On 10/9/2013 9:17 AM, John Curran wrote:
On Oct 9, 2013, at 12:33 AM, Matthew Kaufman <[email protected]> wrote:

I'm pretty sure that we must "consider virtual equipment (e.g. VM's) as actual 
technical infrastructure". The actual businesses that are being built on the 
Internet appear to have outpaced policy here.

If I host a large computing cloud or storage cloud, I really need to be able to get additional 
address space as that cloud grows. There may be no addresses that are "assigned to a specific 
customer" or even a "pool of addresses that are used by specific customers" in the 
traditional ISP sense. In fact, I might consider myself an end-user of IP space, not an ISP, and be 
attempting to get address space as an end-user. And the growth of the exposed IP surface of that 
cloud may or may not be a linear function of the physical resources I throw at it. In fact, as the 
physical resources get more powerful, I would expect not.
...
Congrats, you're an end-user.  You get an address block, and
when its used, you ask for more and we verify the usage of the
prior block.  The fact that many, many IPs are assigned to a
handful of devices doesn't matter, as long as they are utilized.

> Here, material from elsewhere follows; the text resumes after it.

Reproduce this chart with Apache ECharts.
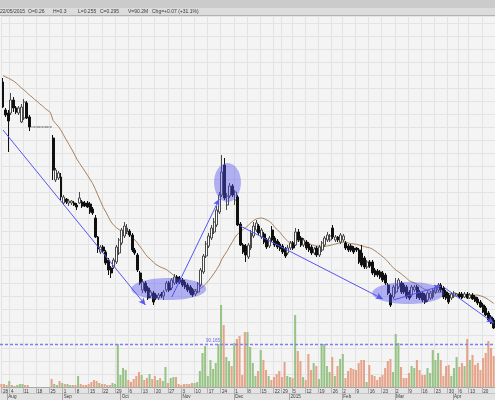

This is per the NRPM 4.3.6 end-user policies, and works quite
well today with ARIN performing verification across if wide
variety of technologies, including addresses deployed into
virtual infrastructure.  Under the end-user policies, this is
quite possible, but we're quite likely to ask for additional
information in order correlate your recent growth which other
metrics.



And under the proposed policy your usage verification would require "a plurality of new resources requested from ARIN must be justified by technical infrastructure or customers located within the ARIN service region"... and so if you don't count my virtual servers as "technical infrastructure" (see your previous reply: "We don't consider virtual 'technical infrastructure' for assessing the need for addresses") and the "customers" of my cloud service happen to be mostly outside of the ARIN service region, what then?